AMC 10 · 2024 · #11

Grade 8 geometry-2d

Archetype Compound Area by Decomposition / Difference

similar-trianglesarea-trianglespythagorean-theoremarea-rectangles identify-subproblemsconvert-to-algebraarea-difference ↑ Prerequisites: similar-trianglesarea-trianglespythagorean-theoremarea-rectangles

📏 Medium solution 💡 3 insights 📊 Diagram

Problem

In the figure below $WXYZ$ is a rectangle with $WX=4$ and $WZ=8$ . Point $M$ lies $\overline{XY}$ , point $A$ lies on $\overline{YZ}$ , and $\angle WMA$ is a right angle. The areas of $\triangle WXM$ and $\triangle WAZ$ are equal. What is the area of $\triangle WMA$ ?

Note: On certain tests that took place in China, the problem asked for the area of $\triangle MAY$ .

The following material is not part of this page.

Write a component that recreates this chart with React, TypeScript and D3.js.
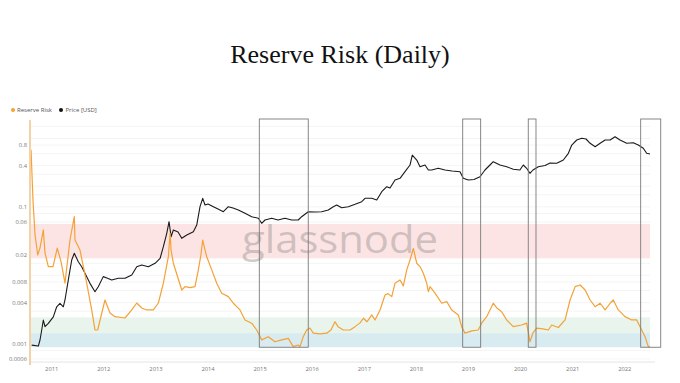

$\textbf{(A) }13 \qquad \textbf{(B) }14 \qquad \textbf{(C) }15 \qquad \textbf{(D) }16 \qquad \textbf{(E) }17 \qquad$

Pick an answer.

(A)

(B)

(C)

(D)

(E)

View mode:

Toolkit + CCSS Solution

Understand

Restated: In rectangle $WXYZ$ with $WX = 4$ and $WZ = 8$, point $M$ is on side $\overline{XY}$ and point $A$ is on side $\overline{YZ}$. The angle at $M$ in triangle $WMA$ is a right angle, and the two corner triangles $\triangle WXM$ and $\triangle WAZ$ have equal areas. Find the area of $\triangle WMA$.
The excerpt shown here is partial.